4: Paul Ehrlich lost a 1980 bet that the prices of certain commodities would increase by 1990.

Wow, this one is true. But I'm still trying to figure out how it's relevant. The fact that an individual scientist made a foolish bet thirty years ago and lost is supposed to somehow prove that the understanding of climate change that is now accepted by 97% of climatologists is wrong? Seriously?



Now, Will's column is an op-ed piece. He's entitled to his opinion (however wrong-headed it may be). But here's the thing: it doesn't matter what your view of climate change is--these "facts" are simply wrong. Opinion is opinion. Facts is facts. If your facts are wrong, your opinion is of no value.

It gets worse: not only is the column wrong on facts, it is fundamentally dishonest. Will had to know that everything he wrote was wrong (well, except for the part that's irrelevant). If he read enough of the BBC News article to find the WMO "statement" he used, then he had to have also read the WMO's refutation of that point--it's the next paragraph. Furthermore, Will was taken to task on the 1970s global cooling myth (and much more) when he wrote the same thing at least three times before.

George Will is a professional writer with a professional research staff. He is paid top dollar to write these pieces. It is inconceivable to me that he was unaware of the factual inaccuracy of this column. If he was, then he is grossly incompetent and shouldn't be writing for a top newspaper like the Post. If he wasn't, then he is lying.
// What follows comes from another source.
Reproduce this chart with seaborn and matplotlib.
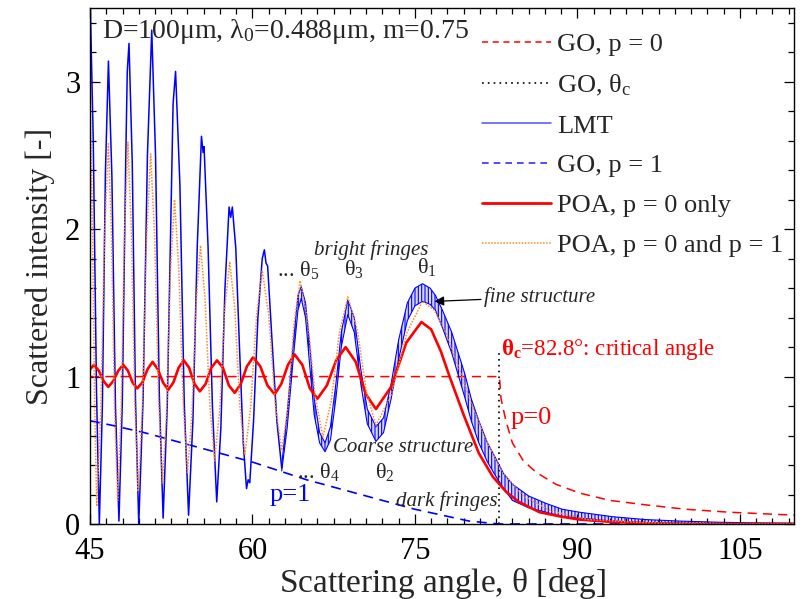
import matplotlib
matplotlib.use("Agg")
import matplotlib.pyplot as plt
import seaborn as sns
from matplotlib.lines import Line2D
from matplotlib.ticker import MultipleLocator

# ---- data ----
# GO, p=0 (red dashed)
go0_x = [45.0, 82.8, 82.95, 83.4, 84.0, 85.0, 86.2, 88.0, 90.2, 93.0, 96.3, 100.0, 104.0, 110.0]
go0_y = [1.0, 1.0, 0.85, 0.70, 0.55, 0.43, 0.35, 0.27, 0.21, 0.16, 0.13, 0.10, 0.08, 0.06]

# GO, critical angle (black dotted)
theta_c = 82.8
crit_x = [theta_c, theta_c]
crit_y = [0.0, 1.17]

# GO, p=1 (blue dashed)
go1_x = [45.0, 47.0, 50.0, 52.5, 55.0, 57.5, 60.0, 62.5, 65.0, 67.5, 70.0, 72.5, 75.0, 77.5, 80.0, 82.8, 110.0]
go1_y = [0.70, 0.67, 0.62, 0.57, 0.52, 0.47, 0.42, 0.36, 0.30, 0.25, 0.20, 0.15, 0.10, 0.06, 0.02, 0.0, 0.0]

# LMT, resolved part (blue solid)
lmt_x = [45.0, 45.3, 45.6, 45.86, 46.14, 46.42, 46.7, 47.02, 47.35, 47.67, 47.98, 48.3, 48.44, 48.6,
         48.9, 49.2, 49.5, 49.9, 50.3, 50.7, 51.05, 51.4, 51.75, 52.13, 52.52, 52.67, 52.9, 53.3,
         53.7, 54.1, 54.5, 54.9, 55.29, 55.44, 55.53, 55.9, 56.3, 56.7, 57.08, 57.46, 57.84, 57.99,
         58.14, 58.46, 58.8, 59.15, 59.45, 59.6, 59.75, 60.1, 60.5, 60.9, 61.1, 61.25, 61.4, 61.8,
         62.25, 62.7]
lmt_y = [3.6, 2.6, 0.9, 0.0, 0.8, 2.38, 3.14, 2.36, 0.8, 0.02, 0.82, 2.48, 3.07, 3.26,
         2.45, 0.84, 0.0, 0.85, 2.5, 3.35, 2.5, 0.87, 0.04, 0.8, 2.28, 2.85, 3.07, 2.3,
         0.82, 0.06, 0.7, 1.88, 2.63, 2.52, 2.56, 1.88, 0.8, 0.15, 0.65, 1.6, 2.15, 2.08,
         2.15, 1.87, 1.2, 0.55, 0.24, 0.30, 0.28, 0.7, 1.4, 1.8, 1.86, 1.77, 1.75, 1.25,
         0.7, 0.38]

# LMT, fine-structure band (upper / lower envelope of the ripple)
band_x = [62.7, 63.2, 63.8, 64.2, 64.5, 64.9, 65.3, 65.7, 66.2, 66.7, 67.2, 67.7, 68.2, 68.8,
          69.4, 70.0, 70.6, 71.4, 72.1, 72.8, 73.5, 74.3, 75.0, 75.7, 76.4, 76.9, 77.6, 78.4,
          79.0, 79.6, 80.2, 80.9, 81.7, 82.5, 83.2, 84.0, 85.5, 87.1, 88.6, 90.2, 93.2, 96.3,
          99.4, 103.0, 106.0, 110.0]
band_hi = [0.40, 0.75, 1.25, 1.55, 1.61, 1.50, 1.20, 0.85, 0.62, 0.55, 0.66, 0.95, 1.30, 1.52,
           1.40, 1.05, 0.78, 0.66, 0.72, 0.95, 1.25, 1.50, 1.60, 1.63, 1.60, 1.55, 1.44, 1.30,
           1.16, 1.02, 0.85, 0.70, 0.55, 0.44, 0.34, 0.27, 0.19, 0.14, 0.10, 0.08, 0.05, 0.03,
           0.02, 0.012, 0.008, 0.006]
band_lo = [0.36, 0.65, 1.15, 1.45, 1.53, 1.40, 1.06, 0.74, 0.55, 0.49, 0.57, 0.85, 1.20, 1.42,
           1.30, 0.95, 0.68, 0.56, 0.62, 0.85, 1.12, 1.38, 1.48, 1.51, 1.49, 1.45, 1.32, 1.16,
           1.01, 0.86, 0.70, 0.55, 0.42, 0.32, 0.24, 0.16, 0.11, 0.08, 0.05, 0.04, 0.02, 0.01,
           0.005, 0.002, 0.0, 0.0]

# POA, p=0 only (red solid)
poa0_x = [45.0, 45.37, 45.81, 46.25, 46.69, 47.15, 47.61, 48.07, 48.5, 48.93, 49.36, 49.83, 50.31,
          50.78, 51.26, 51.74, 52.22, 52.7, 53.18, 53.66, 54.15, 54.65, 55.14, 55.67, 56.2, 56.73,
          57.27, 57.82, 58.36, 58.92, 59.49, 60.05, 60.72, 61.38, 62.05, 62.66, 63.28, 63.89, 64.6,
          65.3, 66.0, 66.87, 67.73, 68.6, 69.53, 70.47, 71.4, 72.8, 74.2, 75.6, 76.5, 77.4, 78.2,
          79.5, 80.9, 82.2, 83.4, 84.6, 86.5, 88.5, 90.2, 93.0, 96.3, 100.0, 110.0]
poa0_y = [1.05, 1.08, 1.04, 0.97, 0.93, 0.97, 1.04, 1.08, 1.04, 0.96, 0.92, 0.96, 1.05,
          1.10, 1.05, 0.96, 0.91, 0.96, 1.06, 1.11, 1.06, 0.95, 0.90, 0.95, 1.06, 1.11,
          1.06, 0.94, 0.89, 0.95, 1.07, 1.13, 1.07, 0.94, 0.88, 0.95, 1.08, 1.15, 1.08,
          0.92, 0.85, 0.94, 1.11, 1.20, 1.10, 0.88, 0.78, 0.93, 1.23, 1.37, 1.32, 1.17, 1.00,
          0.74, 0.48, 0.32, 0.22, 0.15, 0.08, 0.05, 0.03, 0.015, 0.005, 0.0, 0.0]

# POA, p=0 and p=1 (orange dotted)
poa01_x = [45.0, 45.25, 45.43, 45.62, 45.98, 46.34, 46.7, 46.98, 47.27, 47.55, 47.87, 48.18, 48.5,
           48.82, 49.13, 49.45, 49.83, 50.22, 50.6, 50.97, 51.33, 51.7, 52.07, 52.43, 52.8, 53.2,
           53.6, 54.0, 54.4, 54.8, 55.2, 55.63, 56.07, 56.5, 56.97, 57.43, 57.9, 58.37, 58.83,
           59.3, 59.83, 60.37, 60.9, 61.5, 62.1, 62.7, 63.27, 63.83, 64.4, 65.1, 65.8, 66.5,
           67.27, 68.03, 68.8, 69.67, 70.53, 71.4, 72.83, 74.27, 75.7, 76.8, 77.9, 79.0, 80.2,
           81.5, 83.0, 85.0, 87.5, 91.0, 96.0, 100.0, 110.0]
poa01_y = [2.93, 1.9, 0.8, 0.12, 0.74, 1.96, 2.58, 1.97, 0.77, 0.16, 0.77, 1.98, 2.59,
           1.99, 0.82, 0.22, 0.80, 1.93, 2.51, 1.95, 0.84, 0.28, 0.77, 1.71, 2.2, 1.73,
           0.82, 0.35, 0.74, 1.50, 1.89, 1.52, 0.80, 0.43, 0.77, 1.45, 1.78, 1.46, 0.80,
           0.47, 0.79, 1.41, 1.72, 1.42, 0.81, 0.50, 0.79, 1.36, 1.65, 1.38, 0.86, 0.59,
           0.83, 1.30, 1.54, 1.32, 0.89, 0.67, 0.88, 1.30, 1.51, 1.45, 1.29, 1.07, 0.82,
           0.58, 0.36, 0.19, 0.09, 0.03, 0.01, 0.0, 0.0]

legend_labels = ["GO, p = 0", r"GO, $\mathrm{\theta}_\mathrm{c}$", "LMT", "GO, p = 1",
                 "POA, p = 0 only", "POA, p = 0 and p = 1"]

# ---- style ----
sns.set_style("ticks")
plt.rcParams["font.family"] = ["Liberation Serif", "DejaVu Serif"]
plt.rcParams["mathtext.fontset"] = "custom"
plt.rcParams["mathtext.rm"] = "Liberation Serif"
plt.rcParams["mathtext.it"] = "Liberation Serif:italic"
plt.rcParams["mathtext.bf"] = "Liberation Serif:bold"
plt.rcParams["hatch.linewidth"] = 0.8

RED = "#ff0000"
BLUE = "#0000ff"
ORANGE = "#ff8c1a"

fig = plt.figure(figsize=(8.03, 5.99), dpi=100)
ax = fig.add_axes([0.1121, 0.1252, 0.8767, 0.8614])

sns.lineplot(x=go0_x, y=go0_y, ax=ax, color=RED, linewidth=1.1, linestyle=(0, (6, 4)),
             estimator=None, sort=False)
sns.lineplot(x=crit_x, y=crit_y, ax=ax, color="black", linewidth=1.2, linestyle=(0, (1, 2.5)),
             estimator=None, sort=False)
sns.lineplot(x=lmt_x, y=lmt_y, ax=ax, color=BLUE, linewidth=1.1, estimator=None, sort=False)
ax.fill_between(band_x, band_lo, band_hi, facecolor=(0, 0, 1, 0.15), edgecolor=BLUE,
                hatch="|||||", linewidth=0)
sns.lineplot(x=band_x, y=band_hi, ax=ax, color=BLUE, linewidth=0.8, estimator=None, sort=False)
sns.lineplot(x=band_x, y=band_lo, ax=ax, color=BLUE, linewidth=0.8, estimator=None, sort=False)
sns.lineplot(x=go1_x, y=go1_y, ax=ax, color=BLUE, linewidth=1.2, linestyle=(0, (6, 4)),
             estimator=None, sort=False)
sns.lineplot(x=poa0_x, y=poa0_y, ax=ax, color=RED, linewidth=1.9, estimator=None, sort=False)
sns.lineplot(x=poa01_x, y=poa01_y, ax=ax, color=ORANGE, linewidth=1.1, linestyle=(0, (1, 1)),
             estimator=None, sort=False)

ax.set_xlim(45, 110)
ax.set_ylim(0, 3.5)
ax.xaxis.set_major_locator(MultipleLocator(15))
ax.xaxis.set_minor_locator(MultipleLocator(1.5))
ax.yaxis.set_major_locator(MultipleLocator(1))
ax.yaxis.set_minor_locator(MultipleLocator(0.2))
ax.tick_params(which="both", direction="in", top=True, right=True, width=0.9, colors="black")
ax.tick_params(which="major", length=7, labelsize=22)
ax.tick_params(axis="x", which="major", pad=9)
ax.tick_params(axis="y", which="major", pad=7)
ax.tick_params(which="minor", length=4)
for s in ax.spines.values():
    s.set_linewidth(1.0)
    s.set_color("black")

ax.set_xlabel(r"Scattering angle, $\mathrm{\theta}$ [deg]", fontsize=24, labelpad=0)
ax.set_ylabel("Scattered intensity [-]", fontsize=23, labelpad=7)

# annotations
ax.text(46.08, 3.34, r"D=100μm, $\mathrm{\lambda}_0$=0.488μm, m=0.75", fontsize=20,
        ha="left", va="center")
ax.text(71.0, 1.86, "bright fringes", fontsize=15, style="italic", ha="center", va="center")
ax.text(62.3, 1.72, r"... $\mathrm{\theta}_5$", fontsize=16, ha="left", va="center")
ax.text(69.4, 1.73, r"$\mathrm{\theta}_3$", fontsize=16, ha="center", va="center")
ax.text(76.06, 1.74, r"$\mathrm{\theta}_1$", fontsize=16, ha="center", va="center")
ax.annotate("fine structure", xy=(76.8, 1.51), xytext=(81.4, 1.54), fontsize=15,
            style="italic", ha="left", va="center",
            arrowprops=dict(arrowstyle="-|>", color="black", lw=0.9, mutation_scale=14,
                            shrinkA=0, shrinkB=0))
ax.text(73.9, 0.52, "Coarse structure", fontsize=15, style="italic", ha="center", va="center")
ax.text(64.07, 0.35, r"... $\mathrm{\theta}_4$", fontsize=16, ha="left", va="center")
ax.text(72.2, 0.355, r"$\mathrm{\theta}_2$", fontsize=16, ha="center", va="center")
ax.text(77.94, 0.155, "dark fringes", fontsize=15, style="italic", ha="center", va="center")
ax.text(63.5, 0.2, "p=1", fontsize=19, color=BLUE, ha="center", va="center")
ax.text(83.86, 0.72, "p=0", fontsize=19, color=RED, ha="left", va="center")
ax.text(82.95, 1.185, r"$\mathbf{\theta_c}$=82.8°: critical angle", fontsize=16.5, color=RED,
        ha="left", va="center")

handles = [
    Line2D([], [], color=RED, lw=1.1, linestyle=(0, (4, 3))),
    Line2D([], [], color="black", lw=1.2, linestyle=(0, (1, 2.5))),
    Line2D([], [], color="#5050ff", lw=1.1),
    Line2D([], [], color="#3030ff", lw=1.2, linestyle=(0, (4, 3))),
    Line2D([], [], color=RED, lw=2.0),
    Line2D([], [], color=ORANGE, lw=1.1, linestyle=(0, (1, 1))),
]
ax.legend(handles, legend_labels, loc="upper left", bbox_to_anchor=(0.557, 0.952),
          frameon=False, fontsize=19, handlelength=2.6, handletextpad=0.25,
          labelspacing=0.62, borderaxespad=0, borderpad=0)

plt.savefig("out.png", dpi=100)
plt.close()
I do not see a third alternative.

Update: We now know for a fact that Will was previously apprised of his misuse of a Science News article--but the current column misuses the same quote in the same way. Journalist and science writer John Fleck reveals in the Albuquerque Journal that he sent a copy of the complete article to Will in 2008:
When George Will last wrote about this subject, in May 2008, I sent him a copy of the 1975 Science News article, hoping he might get a fuller picture of what was going on at the time. I got a nice note back from him thanking me for sharing it. It doesn't seem as if he read it, which would have been nicer.